**DATA EXTRACT**
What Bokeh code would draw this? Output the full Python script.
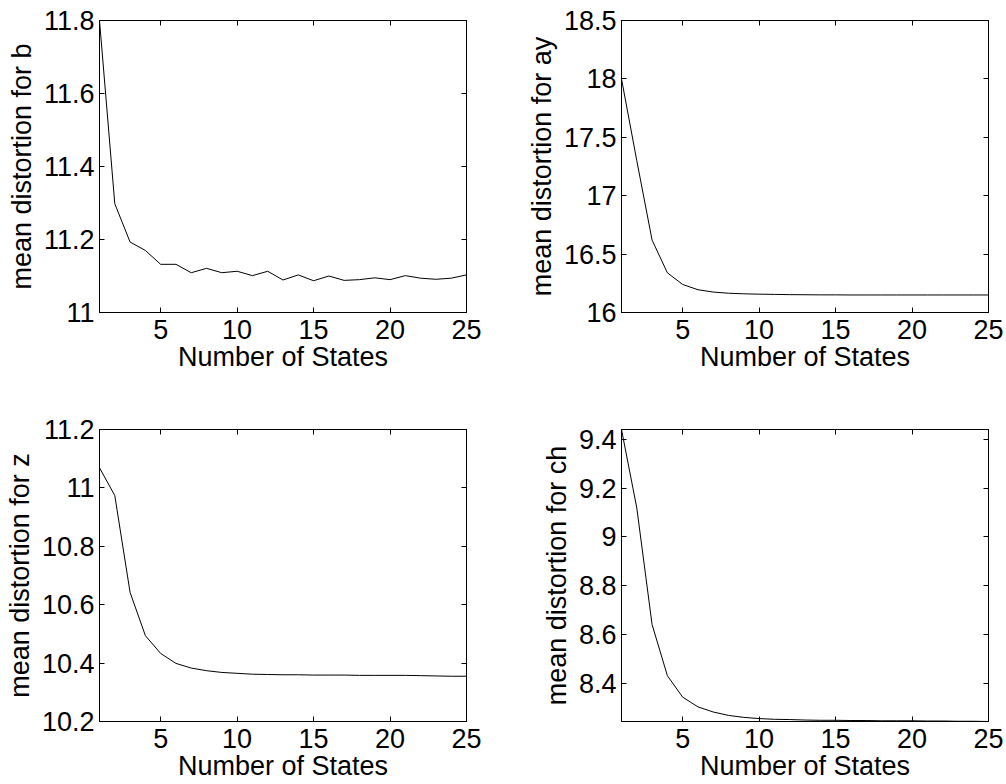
from bokeh.plotting import figure
from bokeh.layouts import column, row
from bokeh.models import Range1d, FixedTicker, LinearAxis, CustomJSTickFormatter
from bokeh.embed import file_html
from bokeh.resources import INLINE

states = list(range(1, 26))
dist_b = [11.800, 11.298, 11.193, 11.170, 11.132, 11.132, 11.109, 11.121, 11.109, 11.113,
          11.101, 11.113, 11.089, 11.103, 11.087, 11.100, 11.088, 11.090, 11.095, 11.090,
          11.101, 11.094, 11.091, 11.094, 11.103]
dist_ay = [18.00, 17.30, 16.62, 16.34, 16.24, 16.195, 16.175, 16.165, 16.16, 16.157,
           16.155, 16.153, 16.152, 16.151, 16.151, 16.15, 16.15, 16.15, 16.15, 16.15,
           16.15, 16.15, 16.15, 16.15, 16.15]
dist_z = [11.069, 10.974, 10.642, 10.494, 10.433, 10.399, 10.383, 10.374, 10.368, 10.365,
          10.362, 10.361, 10.360, 10.360, 10.359, 10.359, 10.359, 10.358, 10.358, 10.358,
          10.358, 10.357, 10.356, 10.355, 10.355]
dist_ch = [9.441, 9.119, 8.640, 8.430, 8.342, 8.302, 8.281, 8.267, 8.259, 8.254,
           8.251, 8.250, 8.248, 8.247, 8.247, 8.246, 8.246, 8.245, 8.245, 8.245,
           8.244, 8.244, 8.243, 8.243, 8.242]

x_ticks = [5, 10, 15, 20, 25]
y_ticks_b = [11, 11.2, 11.4, 11.6, 11.8]
y_ticks_ay = [16, 16.5, 17, 17.5, 18, 18.5]
y_ticks_z = [10.2, 10.4, 10.6, 10.8, 11, 11.2]
y_ticks_ch = [8.4, 8.6, 8.8, 9, 9.2, 9.4]

FONT = "Liberation Sans"
FS = "27px"

fmt_code = "return Number(tick.toFixed(3)).toString();"


def style_axis(ax, show_labels=True):
    ax.major_tick_in = 5
    ax.major_tick_out = 0
    ax.minor_tick_line_color = None
    ax.axis_line_color = "black"
    ax.major_tick_line_color = "black"
    ax.major_label_text_font = FONT
    ax.major_label_text_font_size = FS if show_labels else "0px"
    ax.major_label_text_color = "black"
    ax.axis_label_text_font = FONT
    ax.axis_label_text_font_size = FS
    ax.axis_label_text_font_style = "normal"
    ax.axis_label_text_color = "black"
    ax.formatter = CustomJSTickFormatter(code=fmt_code if show_labels else "return '';")


def make(ys, yr, yticks, ylabel, left, top, right, bottom):
    p = figure(frame_width=367, frame_height=292, output_backend="svg", toolbar_location=None,
               x_range=Range1d(1, 25), y_range=Range1d(*yr),
               min_border_left=left, min_border_top=top, min_border_right=right,
               min_border_bottom=bottom)
    p.xgrid.grid_line_color = None
    p.ygrid.grid_line_color = None
    p.outline_line_color = "black"
    p.outline_line_width = 1
    p.background_fill_color = "white"
    p.border_fill_color = "white"
    p.line(states, ys, line_color="black", line_width=1)
    p.xaxis.ticker = FixedTicker(ticks=x_ticks)
    p.yaxis.ticker = FixedTicker(ticks=yticks)
    for ax in p.xaxis:
        style_axis(ax)
        ax.axis_label = "Number of States"
        ax.major_label_standoff = 7
        ax.axis_label_standoff = 0
    for ax in p.yaxis:
        style_axis(ax)
        ax.axis_label = ylabel
        ax.major_label_standoff = 5
        ax.axis_label_standoff = 4
    ra = LinearAxis(ticker=FixedTicker(ticks=yticks))
    style_axis(ra, show_labels=False)
    ra.major_label_standoff = 0
    p.add_layout(ra, "right")
    ta = LinearAxis(ticker=FixedTicker(ticks=x_ticks))
    style_axis(ta, show_labels=False)
    ta.major_label_standoff = 0
    p.add_layout(ta, "above")
    return p


p1 = make(dist_b, (11.0, 11.8), y_ticks_b, "mean distortion for b", 99, 20, 37, 80)
p2 = make(dist_ay, (16.0, 18.5), y_ticks_ay, "mean distortion for ay", 118, 20, 18, 80)
p3 = make(dist_z, (10.2, 11.2), y_ticks_z, "mean distortion for z", 99, 37, 37, 63)
p4 = make(dist_ch, (8.242, 9.441), y_ticks_ch, "mean distortion for ch", 118, 36, 18, 64)

layout = column(row(p1, p2), row(p3, p4))

open("out.html", "w").write(file_html(layout, INLINE))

**TASK**
Restate exactly, please, only the lines between the start of the data and the line containing "from bokeh.resources import INLINE", both ends included, skipping the pictures.

**SOLUTION FOR THIS EXERCISE**
What Bokeh code would draw this? Output the full Python script.
from bokeh.plotting import figure
from bokeh.layouts import column, row
from bokeh.models import Range1d, FixedTicker, LinearAxis, CustomJSTickFormatter
from bokeh.embed import file_html
from bokeh.resources import INLINE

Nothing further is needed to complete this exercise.